Immigrants counter raids with grass-roots tactics

Michael Martinez Chicago Tribune

RESEDA, Calif. – When federal immigration officers visited over three days last October looking for an illegal Salvadoran immigrant, a neighborhood watch kicked into action.

Dozens of immigrants, legal and illegal, phoned one another, warning of a raid.

“I called my sister in the building next door and another sister in this building,” said Maria, who said she is an illegal immigrant from Mexico and has two children who are U.S.-born citizens. She asked that her full name not be used. “They came and knocked on doors, but no one answered.”
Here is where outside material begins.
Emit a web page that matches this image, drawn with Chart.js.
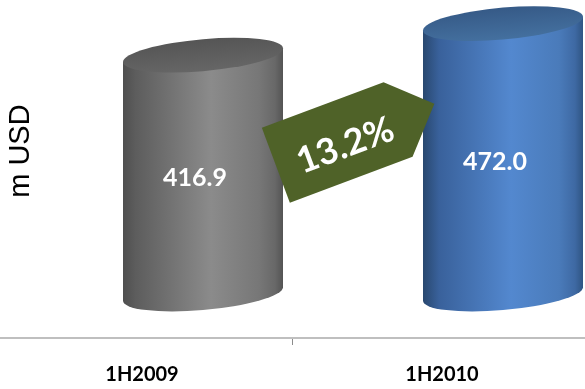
<!DOCTYPE html>
<html>
<head>
<meta charset="utf-8">
<script src="https://cdn.jsdelivr.net/npm/chart.js@4.4.1/dist/chart.umd.min.js"></script>
<style>
  html, body { margin: 0; padding: 0; background: #fff; overflow: hidden; }
  #wrap { width: 600px; height: 405px; margin-left: -8px; }
</style>
</head>
<body>
<div id="wrap"><canvas id="chart" width="600" height="405"></canvas></div>
<script>
'use strict';

// ── Data ──────────────────────────────────────────────────────────────────────
const categories = ['1H2009', '1H2010'];
const values     = [416.9, 472.0];
const axisTitle  = 'm USD';

// ── Look ──────────────────────────────────────────────────────────────────────
const DEPTH_X = 61;     // 3D shift of the cylinders to the right
const DEPTH_Y = 44;     // ... and upwards
const RX = 80, RY = 16; // cylinder ellipse radii
const SLOPE = -0.085;   // perspective tilt of the ellipses

const palettes = [
  { // grey
    side: [[0, '#4f4f4f'], [0.08, '#5d5d5d'], [0.55, '#8b8b8b'], [0.85, '#777777'], [0.95, '#686868'], [1, '#545454']],
    top: ['#555555', '#666666']
  },
  { // blue
    side: [[0, '#29486f'], [0.1, '#39619b'], [0.55, '#5388cf'], [0.85, '#4a7bba'], [0.95, '#3e69a3'], [1, '#2f5583']],
    top: ['#365a87', '#44709f']
  }
];

function drawCylinder(ctx, cx, top, bottom, pal) {
  ctx.save();
  ctx.transform(1, SLOPE, 0, 1, cx, 0);

  const g = ctx.createLinearGradient(-RX, 0, RX, 0);
  pal.side.forEach(s => g.addColorStop(s[0], s[1]));
  ctx.beginPath();
  ctx.moveTo(-RX, top);
  ctx.lineTo(-RX, bottom);
  ctx.ellipse(0, bottom, RX, RY, 0, Math.PI, 0, true);
  ctx.lineTo(RX, top);
  ctx.closePath();
  ctx.fillStyle = g;
  ctx.fill();

  const gt = ctx.createLinearGradient(0, top - RY, 0, top + RY);
  gt.addColorStop(0, pal.top[0]);
  gt.addColorStop(1, pal.top[1]);
  ctx.beginPath();
  ctx.ellipse(0, top, RX, RY, 0, 0, Math.PI * 2);
  ctx.fillStyle = gt;
  ctx.fill();
  ctx.restore();
}

function drawArrow(ctx, x, y, text) {
  ctx.save();
  ctx.translate(x, y);
  ctx.rotate(-0.358);
  ctx.beginPath();
  ctx.moveTo(-76, -40);
  ctx.lineTo(54, -40);
  ctx.lineTo(94, -2);
  ctx.lineTo(55, 40);
  ctx.lineTo(-76, 40);
  ctx.closePath();
  ctx.fillStyle = '#4f6228';
  ctx.fill();
  ctx.fillStyle = '#ffffff';
  ctx.font = "bold 36px Lato, 'Open Sans', sans-serif";
  ctx.textAlign = 'center';
  ctx.textBaseline = 'middle';
  ctx.fillText(text, -4, 6);
  ctx.restore();
}

// ── Plugin: cylinders, labels, growth tag, axis title ─────────────────────────
const cylinderPlugin = {
  id: 'cylinders',
  afterDatasetsDraw(chart) {
    const { ctx, chartArea, scales: { y } } = chart;
    const meta = chart.getDatasetMeta(0);
    const base = y.getPixelForValue(0);

    meta.data.forEach((bar, i) => {
      const cx = bar.x + DEPTH_X;
      const top = bar.y - DEPTH_Y;
      const bottom = base - DEPTH_Y;
      drawCylinder(ctx, cx, top, bottom, palettes[i]);

      ctx.save();
      ctx.fillStyle = '#ffffff';
      ctx.font = "bold 25px Lato, 'Open Sans', sans-serif";
      ctx.textAlign = 'center';
      ctx.textBaseline = 'middle';
      ctx.fillText(values[i].toFixed(1), cx - 8, (top + bottom) / 2 + 3);
      ctx.restore();
    });

    const growth = (values[1] / values[0] - 1) * 100;
    const w = chartArea.right - chartArea.left;
    const h = chartArea.bottom - chartArea.top;
    drawArrow(ctx, chartArea.left + 0.5917 * w, chartArea.top + 0.41 * h, growth.toFixed(1) + '%');

    ctx.save();
    ctx.translate(29, chartArea.top + 0.447 * h);
    ctx.rotate(-Math.PI / 2);
    ctx.fillStyle = '#000000';
    ctx.font = "29px 'Liberation Sans', Arial, sans-serif";
    ctx.textAlign = 'center';
    ctx.textBaseline = 'middle';
    ctx.fillText(axisTitle, 0, 0);
    ctx.restore();
  }
};

// ── Chart ─────────────────────────────────────────────────────────────────────
const ctx = document.getElementById('chart').getContext('2d');
new Chart(ctx, {
  type: 'bar',
  data: {
    labels: categories,
    datasets: [{
      data: values,
      backgroundColor: 'rgba(0,0,0,0)',
      borderWidth: 0
    }]
  },
  options: {
    responsive: false,
    animation: false,
    layout: { padding: 0 },
    plugins: { legend: { display: false }, tooltip: { enabled: false } },
    scales: {
      x: {
        grid: { offset: true, drawOnChartArea: false, tickLength: 7, tickColor: '#8c8c8c', tickWidth: 1 },
        border: { color: '#bfbfbf', width: 2 },
        ticks: {
          color: '#000000',
          padding: 18,
          font: { family: "Lato, 'Open Sans', sans-serif", weight: 'bold', size: 20 }
        }
      },
      y: { display: false, min: 0, max: 590 }
    }
  },
  plugins: [cylinderPlugin]
});
</script>
</body>
</html>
Angelita Pascacio, an organizer of Madres Contra Redadas (Mothers Against Raids) who has since moved out of the apartment building, described the surveillance by immigrants as clumsy at first, but effective. “Thanks to our being organized, they didn’t take anyone away,” she said.

As the federal Immigration and Customs Enforcement agency beefs up home-visiting teams seeking illegal immigrants, migrants and advocates are initiating countermeasures to make legal and illegal immigrants aware of tactics.
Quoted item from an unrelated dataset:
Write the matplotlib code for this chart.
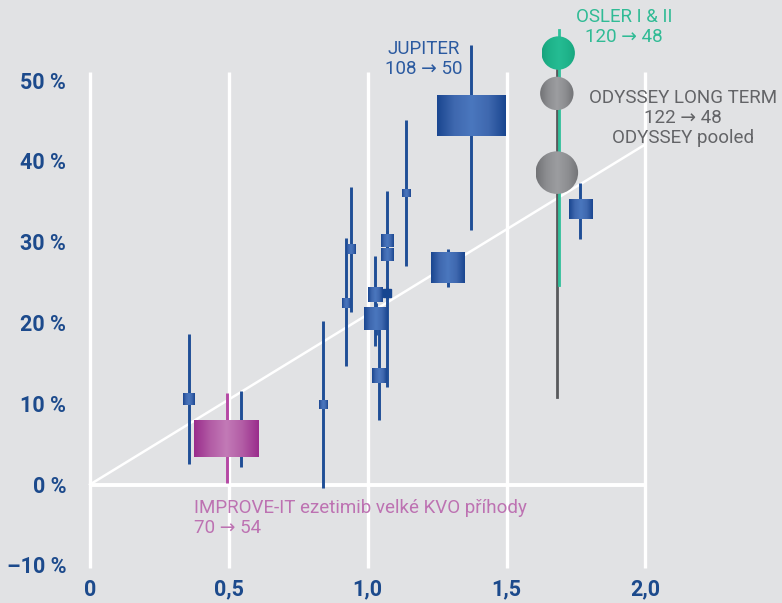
import numpy as np
import matplotlib.pyplot as plt
from matplotlib.colors import LinearSegmentedColormap
from matplotlib.patches import Ellipse

plt.rcParams['font.family'] = ['Roboto', 'DejaVu Sans']

# jednotlivé studie: pokles LDL (mmol/l) a relativní pokles rizika (%)
trial_x = [0.356, 0.545, 0.839, 0.923, 0.939, 1.028, 1.029, 1.042, 1.071, 1.071, 1.070, 1.139, 1.289, 1.372, 1.766]
trial_y = [10.6, 5.5, 9.9, 22.5, 29.1, 23.5, 20.5, 13.5, 30.2, 28.4, 23.7, 36.0, 26.9, 45.6, 34.0]
trial_lo = [2.5, 2.2, -0.4, 14.7, 21.4, 17.1, 18.5, 8.0, 29.0, 12.1, 23.0, 27.0, 24.4, 31.5, 30.4]
trial_hi = [18.6, 11.6, 20.2, 30.5, 36.8, 28.3, 22.5, 19.7, 31.5, 36.3, 24.5, 45.1, 29.2, 54.4, 37.3]

# IMPROVE-IT
imp_x, imp_y, imp_lo, imp_hi = 0.492, 5.7, 0.2, 11.3

# OSLER I & II, ODYSSEY LONG TERM, ODYSSEY pooled
pcsk9_x = [1.686, 1.681, 1.681]
pcsk9_y = [53.4, 48.4, 38.6]
osler_lo, osler_hi = 24.7, 56.3
odyssey_lo, odyssey_hi = 10.8, 51.3

# regresní přímka
fit_x = [0.0, 2.0]
fit_y = [0.0, 42.1]

y_ticks = [50, 40, 30, 20, 10, 0, -10]
x_ticks = [0, 0.5, 1.0, 1.5, 2.0]
x_tick_labels = ['0', '0,5', '1,0', '1,5', '2,0']

BG = '#e1e2e4'
NAVY = '#1c4a8c'
BLUE_LINE = '#1f4e96'

PX_X = 277.7   # pixels per unit on x
PX_Y = 8.08    # pixels per percent on y

fig = plt.figure(figsize=(7.82, 6.03), dpi=100)
fig.patch.set_facecolor(BG)
ax = fig.add_axes([0, 0, 1, 1])
ax.set_facecolor(BG)
ax.axis('off')

blue_cm = LinearSegmentedColormap.from_list('b', ['#4a77be', '#3f68af', '#1a4690'])
mag_cm = LinearSegmentedColormap.from_list('m', ['#c27ab7', '#b25ca5', '#9a2d8c'])
gray_cm = LinearSegmentedColormap.from_list('g', ['#9c9da0', '#8d8e91', '#727376'])
green_cm = LinearSegmentedColormap.from_list('o', ['#25bc93', '#1fb48b', '#17a47d'])
grad = np.abs(np.linspace(-1, 1, 128))[None, :]


def grad_box(cx, cy, wpx, hpx, cmap, z=5):
    w, h = wpx / PX_X / 2, hpx / PX_Y / 2
    ax.imshow(grad, extent=(cx - w, cx + w, cy - h, cy + h), cmap=cmap,
              vmin=0, vmax=1, aspect='auto', interpolation='bilinear', zorder=z)


def grad_disc(cx, cy, rpx, cmap, z=6):
    w, h = rpx / PX_X, rpx / PX_Y
    im = ax.imshow(grad, extent=(cx - w, cx + w, cy - h, cy + h), cmap=cmap,
                   vmin=0, vmax=1, aspect='auto', interpolation='bilinear', zorder=z)
    im.set_clip_path(Ellipse((cx, cy), 2 * w, 2 * h, transform=ax.transData))


# mřížka
for xv in x_ticks:
    ax.plot([xv, xv], [-10.3, 51.0], color='white', lw=2.4, zorder=1, solid_capstyle='butt')
ax.plot([0, 2.0], [0, 0], color='white', lw=2.8, zorder=1, solid_capstyle='butt')
ax.plot(fit_x, fit_y, color='white', lw=1.8, zorder=2)

# studie se statiny
box_px = [(12, 12), (8, 8), (8.7, 9), (8.7, 9.7), (10, 10), (15, 14.5), (23.3, 22.7),
          (14.7, 14.7), (13, 12.7), (13, 12.7), (8, 7.7), (8.7, 7.7), (34, 31), (69, 40.7), (23, 19)]
for i, (x, y, lo, hi) in enumerate(zip(trial_x, trial_y, trial_lo, trial_hi)):
    ax.plot([x, x], [lo, hi], color=BLUE_LINE, lw=2.1, zorder=3, solid_capstyle='butt')
    w, h = box_px[i]
    if i == 10:
        ax.add_patch(plt.Rectangle((x - w / PX_X / 2, y - h / PX_Y / 2), w / PX_X, h / PX_Y,
                                   color='#174690', zorder=5))
    else:
        grad_box(x, y, w, h, blue_cm)

# IMPROVE-IT
ax.plot([imp_x, imp_x], [imp_lo, imp_hi], color='#b548a4', lw=2.1, zorder=3, solid_capstyle='butt')
grad_box(imp_x, imp_y, 64.7, 36.7, mag_cm, z=6)

# PCSK9
ax.plot([pcsk9_x[1] - 0.001, pcsk9_x[1] - 0.001], [odyssey_lo, odyssey_hi], color='#58595c', lw=2.0, zorder=3)
ax.plot([pcsk9_x[0] + 0.002, pcsk9_x[0] + 0.002], [osler_lo, osler_hi], color='#2fc09a', lw=2.0, zorder=4)
grad_disc(pcsk9_x[0], pcsk9_y[0], 16.7, green_cm)
grad_disc(pcsk9_x[1], pcsk9_y[1], 16.7, gray_cm)
grad_disc(pcsk9_x[2], pcsk9_y[2], 21.3, gray_cm)

# popisky
note = dict(fontsize=13.5, fontweight='normal', linespacing=1.15, zorder=8)
ax.text(1.203, 52.7, 'JUPITER\n108 → 50', ha='center', va='center', color='#2b5aa0', **note)
ax.text(1.923, 56.6, 'OSLER I & II\n120 → 48', ha='center', va='center', color='#30bb95', **note)
ax.text(2.134, 45.4, 'ODYSSEY LONG TERM\n122 → 48\nODYSSEY pooled', ha='center', va='center',
        color='#636467', **note)
ax.text(0.3745, -4.1, 'IMPROVE-IT ezetimib velké KVO příhody\n70 → 54', ha='left', va='center',
        color='#bd72b2', **note)

# osy
for v in y_ticks:
    lab = f'{v} %' if v >= 0 else f'–{abs(v)} %'
    ax.text(-24 / PX_X, v - 0.25, lab, ha='right', va='center', fontsize=15.5, fontweight='bold', color=NAVY)
for xv, lab in zip(x_ticks, x_tick_labels):
    ax.text(xv, -13.0, lab, ha='center', va='center', fontsize=15.5, fontweight='bold', color=NAVY)

ax.set_xlim(-90 / PX_X, 692 / PX_X)
ax.set_ylim((484.5 - 603) / PX_Y, 484.5 / PX_Y)

fig.savefig('out.png', dpi=100, facecolor=BG)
The grass-roots efforts try to help many immigrants who live in fear and ignorance of the law, but an ulterior goal is to stymie agents’ door-to-door manhunts and thwart “collateral” arrests – illegal immigrants who are accidentally discovered during questioning for someone else who has absconded from a deportation order.

Both sides claim success. While one Mothers Against Raids group in the Los Angeles area boasted its effectiveness, federal officials say their arrests have reduced the population of deportation-fleeing immigrants for the first time since ICE was created in 2003.

“There has been a movement to engage and build capacity in immigrant communities so that they can better protect themselves,” said Peter Schey, president of the Center for Human Rights and Constitutional Law, a nonprofit legal foundation for immigrants. “There has certainly been a circling of the wagons.”

While federal officials don’t object to individuals exercising free speech, they expressed reservations about efforts to thwart officers and agents.

“One assumes they have something to hide,” ICE spokeswoman Pat Reilly said.

The immigration agency’s 75 fugitive operations teams arrested 30,408 illegal immigrants in the fiscal year ending last September, officials said.

Almost 40 percent of those arrests were collateral apprehensions, and the remainder were deportation-fleeing immigrants, including criminals, Reilly said. For the first time, the backlog of fugitive immigrants fell last fiscal year, to fewer than 595,000, officials said.